Page 111 - The Story of My Lif
P. 111
In the country one sees only Nature’s fair works, and one’s soul is not saddened
by the cruel struggle for mere existence that goes on in the crowded city. Several
times I have visited the narrow, dirty streets where the poor live, and I grow hot
and indignant to think that good people should be content to live in fine houses
and become strong and beautiful, while others are condemned to live in hideous,
sunless tenements and grow ugly, withered and cringing. The children who
crowd these grimy alleys, half-clad and underfed, shrink away from your
outstretched hand as if from a blow. Dear little creatures, they crouch in my heart
and haunt me with a constant sense of pain. There are men and women, too, all
gnarled and bent out of shape. I have felt their hard, rough hands and realized
what an endless struggle their existence must be—no more than a series of
scrimmages, thwarted attempts to do something. Their life seems an immense
disparity between effort and opportunity.
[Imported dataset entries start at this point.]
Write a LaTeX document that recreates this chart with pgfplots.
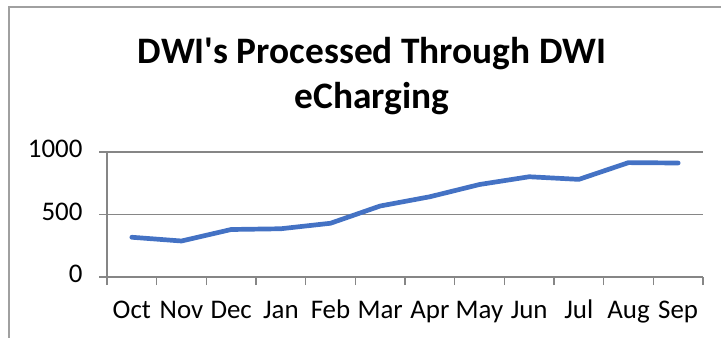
\documentclass[border=0pt]{standalone}
\usepackage{pgfplots}
\pgfplotsset{compat=1.18}
\usepackage{fontspec}
\setmainfont{Carlito}[Ligatures=TeXOff]
\definecolor{lineblue}{RGB}{68,114,196}
\definecolor{gridgray}{RGB}{134,134,134}
\definecolor{framegray}{RGB}{160,160,160}
\begin{document}
\begin{tikzpicture}[x=1bp,y=1bp]
\path[use as bounding box] (-107,-60) rectangle (614,277);
\begin{scope}
  \clip (-107,-60) rectangle (614,277);
  \draw[color=framegray, line width=1.3bp] (-98,-90) rectangle (650,270);
\end{scope}
% chart title, two centred lines
\node[font=\bfseries\fontsize{37.5}{42}\selectfont, anchor=base] at (265,214)
  {DWI's Processed Through DWI};
\node[font=\bfseries\fontsize{37.5}{42}\selectfont, anchor=base] at (265,169)
  {eCharging};
\begin{axis}[
  at={(0,0)}, anchor=south west,
  scale only axis, width=596bp, height=125bp,
  xmin=0, xmax=12, ymin=0, ymax=1000,
  axis lines*=left,
  axis line style={draw=gridgray, line width=1.2bp},
  xtick={0,...,12},
  xticklabels={Oct,Nov,Dec,Jan,Feb,Mar,Apr,May,Jun,Jul,Aug,Sep},
  x tick label as interval,
  ytick={0,500,1000},
  ymajorgrids,
  grid style={draw=gridgray, line width=1.2bp},
  tick align=outside,
  major tick length=8bp,
  tick style={draw=gridgray, line width=1.2bp},
  ticklabel style={font=\fontsize{27}{30}\selectfont},
  typeset ticklabels with strut,
  xticklabel style={yshift=-9bp},
  yticklabel style={xshift=-13bp},
  /pgf/number format/assume math mode=true,
  /pgf/number format/1000 sep={},
  clip=false,
]
\addplot[color=lineblue, line width=4.7bp, line join=round, line cap=round] coordinates {
  (0.5,318) (1.5,288) (2.5,380) (3.5,386) (4.5,430) (5.5,568)
  (6.5,642) (7.5,740) (8.5,802) (9.5,781) (10.5,915) (11.5,912)
};
\end{axis}
\end{tikzpicture}
\end{document}
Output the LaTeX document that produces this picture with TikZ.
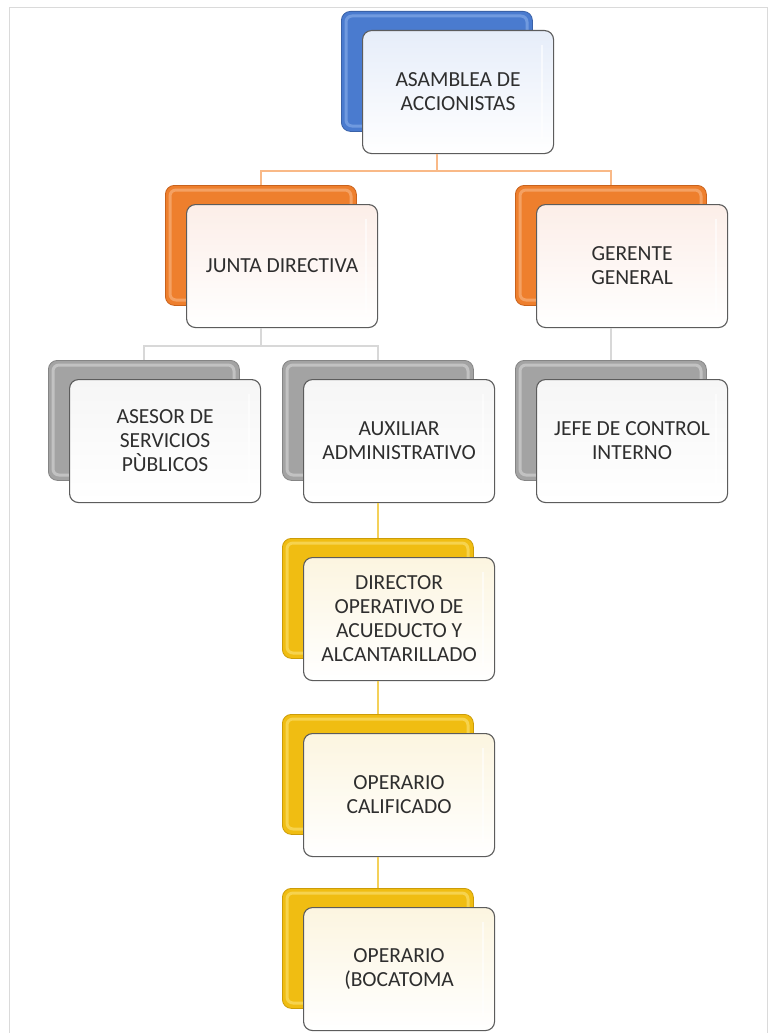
\documentclass[tikz,border=0pt]{standalone}
\usepackage{fontspec}
\setmainfont{Carlito}
\definecolor{blueA}{HTML}{4A7BCF}
\definecolor{blueL}{HTML}{8AB0EA}
\definecolor{blueD}{HTML}{3A62A8}
\definecolor{blueT}{HTML}{E6EDF9}
\definecolor{orangeA}{HTML}{EE7F2D}
\definecolor{orangeL}{HTML}{F9B987}
\definecolor{orangeD}{HTML}{C9621C}
\definecolor{orangeT}{HTML}{FCEEE8}
\definecolor{grayA}{HTML}{A3A3A3}
\definecolor{grayL}{HTML}{D8D8D8}
\definecolor{grayD}{HTML}{858585}
\definecolor{grayT}{HTML}{F6F6F6}
\definecolor{yellowA}{HTML}{F0BD12}
\definecolor{yellowL}{HTML}{FBE276}
\definecolor{yellowD}{HTML}{CC9C08}
\definecolor{yellowT}{HTML}{FCF5E0}
\definecolor{textgray}{HTML}{2E2E2E}
\definecolor{edge}{HTML}{5C5C5C}
\definecolor{frameline}{HTML}{DADADA}

\tikzset{
  backbox/.style={draw=#1D, line width=0.8pt, fill=#1A, rounded corners=9pt,
    minimum width=191pt, minimum height=120pt, inner sep=0pt},
  bevel/.style={draw=#1L, line width=3pt, opacity=0.6, rounded corners=6pt},
  frontbox/.style={draw=edge, line width=1.1pt, rounded corners=9pt,
    top color=#1T, middle color=#1T, bottom color=white,
    minimum width=191pt, minimum height=123pt, inner sep=2pt,
    align=center, text=textgray, font=\fontsize{21.5}{24}\selectfont},
  oline/.style={draw=orangeL, line width=2pt},
  gline/.style={draw=grayL, line width=2pt},
  yline/.style={draw=yellowA!70!white, line width=1.6pt},
}

% one unit of the chart: coloured back plate and the labelled front card
\newcommand\orgunit[5]{%
  \node[backbox=#4, anchor=north west] (#1b) at (#2,#3) {};
  \draw[bevel=#4] (#2+5,#3+5) rectangle (#2+186,#3+115);
  \node[frontbox=#4, anchor=north west] (#1) at (#2+21,#3+19) {#5};
  \draw[white, line width=2pt, opacity=0.6] (#2+201,#3+34) -- (#2+201,#3+128);
}

\begin{document}
\begin{tikzpicture}[x=1pt, y=-1pt]
\useasboundingbox (0,0) rectangle (772,1033);
\fill[white] (0,0) rectangle (772,1033);
\draw[frameline, line width=1pt] (9.5,1033) -- (9.5,7.5) -- (767,7.5) -- (767,1033);

% the units, top to bottom
\orgunit{asamblea}{341}{11}{blue}{\fontsize{21.5}{21}\selectfont ASAMBLEA DE\\ACCIONISTAS}
\orgunit{junta}{165}{185}{orange}{JUNTA DIRECTIVA}
\orgunit{gerente}{515}{185}{orange}{GERENTE\\GENERAL}
\orgunit{asesor}{48}{360}{gray}{ASESOR DE\\SERVICIOS\\PÙBLICOS}
\orgunit{auxiliar}{282}{360}{gray}{AUXILIAR\\ADMINISTRATIVO}
\orgunit{jefe}{515}{360}{gray}{JEFE DE CONTROL\\INTERNO}
\orgunit{director}{282}{538}{yellow}{\fontsize{21.5}{25}\selectfont DIRECTOR\\OPERATIVO DE\\ACUEDUCTO Y\\ALCANTARILLADO}
\orgunit{operario}{282}{714}{yellow}{\fontsize{21.5}{26}\selectfont OPERARIO\\CALIFICADO}
\orgunit{bocatoma}{282}{888}{yellow}{\fontsize{21.5}{26}\selectfont OPERARIO\\(BOCATOMA}

% connectors
\draw[oline] (asambleab.south |- asamblea.south) -- ++(0,17) coordinate (busA);
\draw[oline] (juntab.north) |- (busA) -| (gerenteb.north);
\draw[gline] (juntab.south |- junta.south) -- ++(0,18) coordinate (busJ);
\draw[gline] (asesorb.north) |- (busJ) -| (auxiliarb.north);
\draw[gline] (gerenteb.south |- gerente.south) -- (jefeb.north);
\draw[yline] (auxiliarb.south |- auxiliar.south) -- (directorb.north);
\draw[yline] (directorb.south |- director.south) -- (operariob.north);
\draw[yline] (operariob.south |- operario.south) -- (bocatomab.north);
\end{tikzpicture}
\end{document}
The sun and the air are God’s free gifts
to all we say, but are they so? In yonder city’s dingy alleys the sun shines not,
and the air is foul. Oh, man, how dost thou forget and obstruct thy brother man,
and say, “Give us this day our daily bread,” when he has none! Oh, would that
men would leave the city, its splendour and its tumult and its gold, and return to
wood and field and simple, honest living! Then would their children grow stately
as noble trees, and their thoughts sweet and pure as wayside flowers. It is
impossible not to think of all this when I return to the country after a year of
work in town.
What a joy it is to feel the soft, springy earth under my feet once more, to follow
grassy roads that lead to ferny brooks where I can bathe my fingers in a cataract
of rippling notes, or to clamber over a stone wall into green fields that tumble
and roll and climb in riotous gladness!
Next to a leisurely walk I enjoy a “spin” on my tandem bicycle.
It is splendid to feel the wind blowing in my face and the springy motion of my
iron steed. The rapid rush through the air gives me a delicious sense of strength
and buoyancy, and the exercise makes my pulses dance and my heart sing.